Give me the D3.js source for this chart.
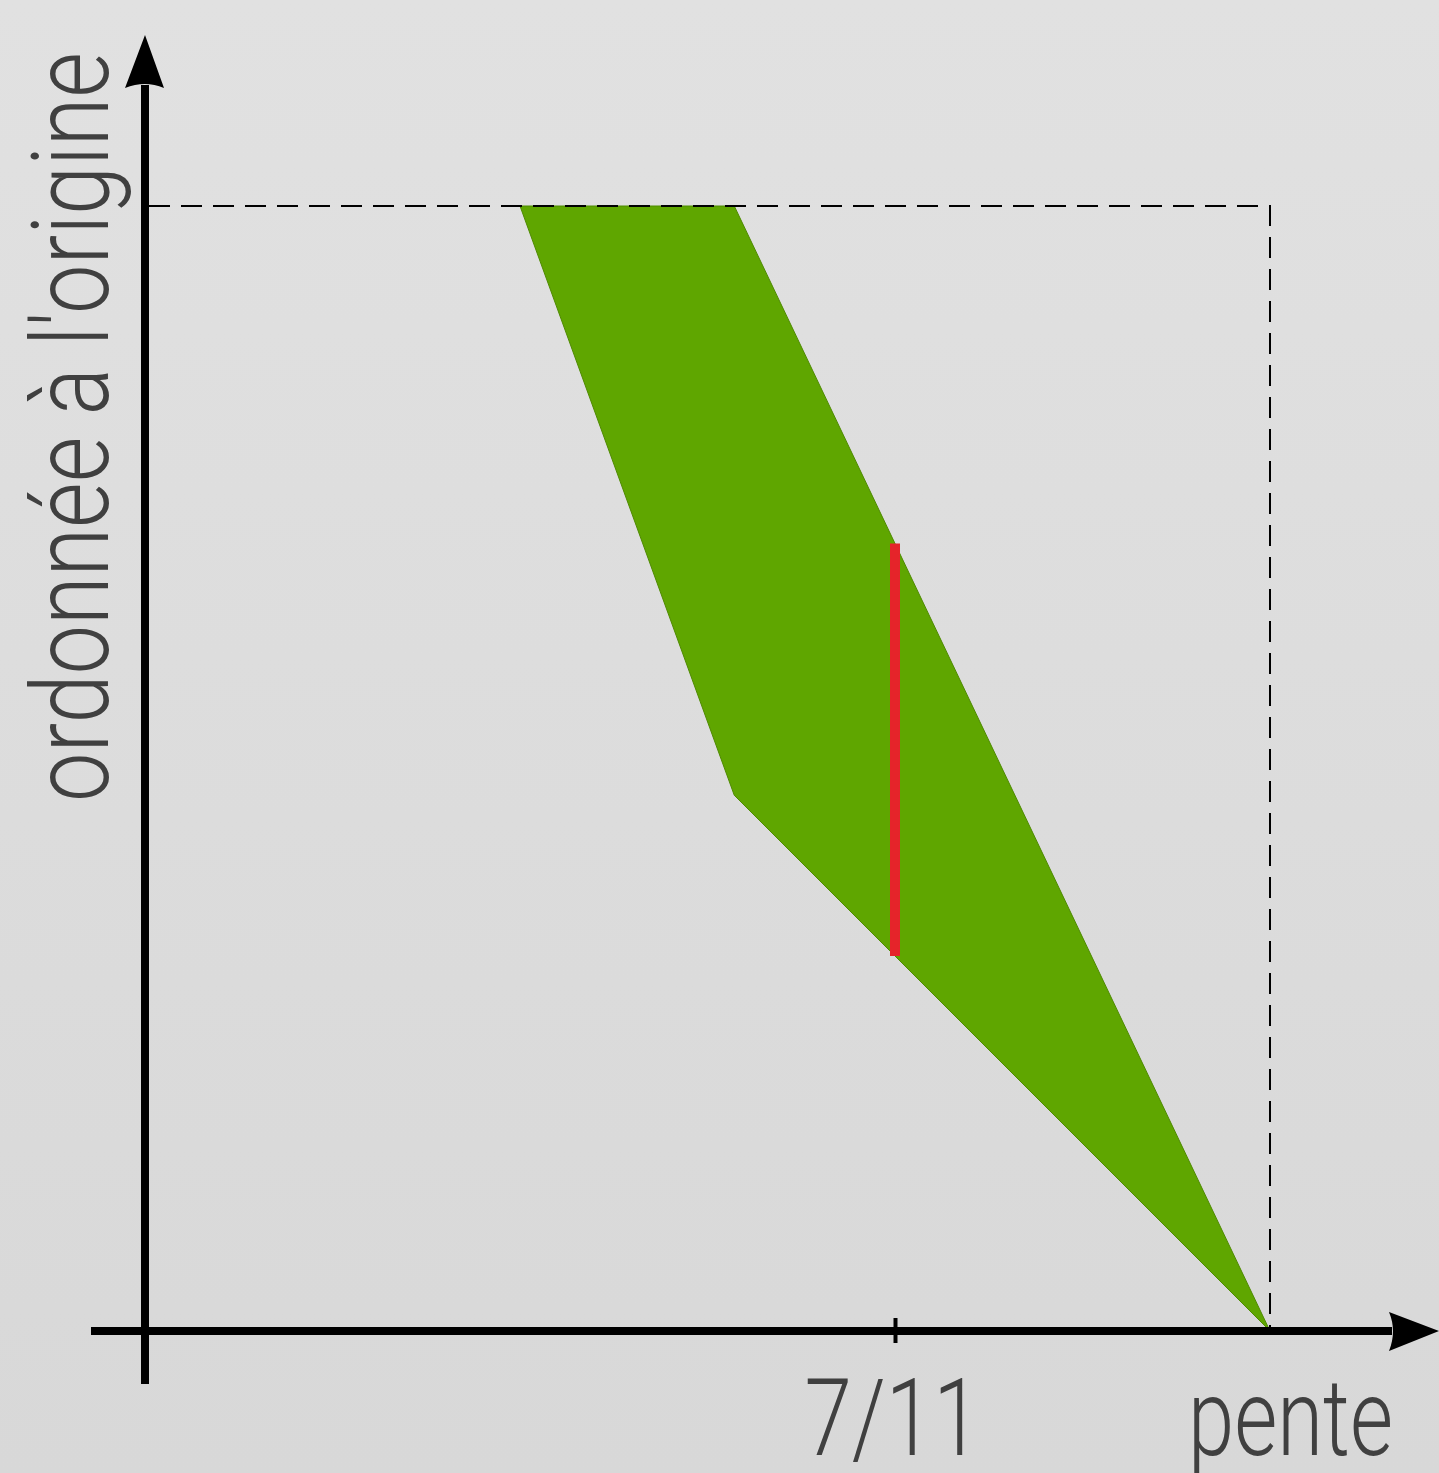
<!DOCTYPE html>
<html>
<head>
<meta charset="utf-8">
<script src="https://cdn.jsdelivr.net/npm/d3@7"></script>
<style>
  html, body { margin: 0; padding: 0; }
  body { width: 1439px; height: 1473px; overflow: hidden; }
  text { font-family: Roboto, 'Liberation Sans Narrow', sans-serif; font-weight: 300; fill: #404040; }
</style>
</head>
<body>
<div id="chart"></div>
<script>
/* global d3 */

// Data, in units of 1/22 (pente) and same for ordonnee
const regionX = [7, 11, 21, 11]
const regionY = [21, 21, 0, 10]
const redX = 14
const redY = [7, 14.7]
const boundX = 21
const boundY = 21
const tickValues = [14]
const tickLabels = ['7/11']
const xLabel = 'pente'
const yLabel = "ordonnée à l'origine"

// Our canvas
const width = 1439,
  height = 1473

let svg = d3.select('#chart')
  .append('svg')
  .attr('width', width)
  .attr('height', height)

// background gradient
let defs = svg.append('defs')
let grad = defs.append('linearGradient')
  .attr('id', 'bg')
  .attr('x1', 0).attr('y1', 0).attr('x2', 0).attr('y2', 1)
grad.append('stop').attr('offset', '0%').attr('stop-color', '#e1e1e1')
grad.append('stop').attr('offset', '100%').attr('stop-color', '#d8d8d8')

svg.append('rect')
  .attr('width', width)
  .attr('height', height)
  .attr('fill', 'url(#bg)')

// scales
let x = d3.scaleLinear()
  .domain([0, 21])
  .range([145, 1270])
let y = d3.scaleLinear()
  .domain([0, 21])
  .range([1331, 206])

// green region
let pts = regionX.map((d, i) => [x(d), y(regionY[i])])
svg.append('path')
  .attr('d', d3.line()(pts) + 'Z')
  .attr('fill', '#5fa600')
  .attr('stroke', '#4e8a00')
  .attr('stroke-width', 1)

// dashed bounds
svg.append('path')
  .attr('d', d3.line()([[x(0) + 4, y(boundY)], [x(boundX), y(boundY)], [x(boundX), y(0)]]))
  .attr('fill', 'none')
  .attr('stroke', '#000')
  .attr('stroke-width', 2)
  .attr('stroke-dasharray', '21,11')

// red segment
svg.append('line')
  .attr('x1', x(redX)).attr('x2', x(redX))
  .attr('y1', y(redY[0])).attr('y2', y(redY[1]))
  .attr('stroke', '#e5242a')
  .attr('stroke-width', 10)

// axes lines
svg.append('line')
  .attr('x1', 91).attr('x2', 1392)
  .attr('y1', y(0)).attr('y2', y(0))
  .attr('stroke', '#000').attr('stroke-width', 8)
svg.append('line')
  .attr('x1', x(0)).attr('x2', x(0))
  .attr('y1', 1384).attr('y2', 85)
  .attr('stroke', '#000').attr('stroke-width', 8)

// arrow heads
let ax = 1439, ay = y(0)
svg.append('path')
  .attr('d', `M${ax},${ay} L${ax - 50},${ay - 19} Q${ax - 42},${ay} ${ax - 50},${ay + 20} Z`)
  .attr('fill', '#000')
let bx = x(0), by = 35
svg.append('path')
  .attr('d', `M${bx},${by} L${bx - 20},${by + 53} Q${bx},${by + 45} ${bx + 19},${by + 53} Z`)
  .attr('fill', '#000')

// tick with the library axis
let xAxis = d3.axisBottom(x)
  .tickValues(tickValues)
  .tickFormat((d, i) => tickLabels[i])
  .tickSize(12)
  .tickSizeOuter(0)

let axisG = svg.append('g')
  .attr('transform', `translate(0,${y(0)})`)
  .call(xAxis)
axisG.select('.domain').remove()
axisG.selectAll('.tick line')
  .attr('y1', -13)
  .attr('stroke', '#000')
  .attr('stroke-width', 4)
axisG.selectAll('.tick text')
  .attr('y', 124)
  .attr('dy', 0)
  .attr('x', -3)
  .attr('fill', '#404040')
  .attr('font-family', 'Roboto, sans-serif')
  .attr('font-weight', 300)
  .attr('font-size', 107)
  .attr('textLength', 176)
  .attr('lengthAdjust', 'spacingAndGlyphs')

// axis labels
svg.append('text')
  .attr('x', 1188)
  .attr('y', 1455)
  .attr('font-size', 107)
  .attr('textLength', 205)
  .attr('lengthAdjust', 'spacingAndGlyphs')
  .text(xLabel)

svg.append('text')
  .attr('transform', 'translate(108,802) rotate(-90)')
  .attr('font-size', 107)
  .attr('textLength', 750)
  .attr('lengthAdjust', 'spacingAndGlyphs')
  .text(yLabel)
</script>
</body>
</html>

_ _ _

WHAT NEEDS TO BE DONE:
Extract the lines exactly, please: the first line of the listing, the line with "global d3 */", and every line between them, but no pictures.

WRITTEN SOLUTION:
Give me the D3.js source for this chart.
<!DOCTYPE html>
<html>
<head>
<meta charset="utf-8">
<script src="https://cdn.jsdelivr.net/npm/d3@7"></script>
<style>
  html, body { margin: 0; padding: 0; }
  body { width: 1439px; height: 1473px; overflow: hidden; }
  text { font-family: Roboto, 'Liberation Sans Narrow', sans-serif; font-weight: 300; fill: #404040; }
</style>
</head>
<body>
<div id="chart"></div>
<script>
/* global d3 */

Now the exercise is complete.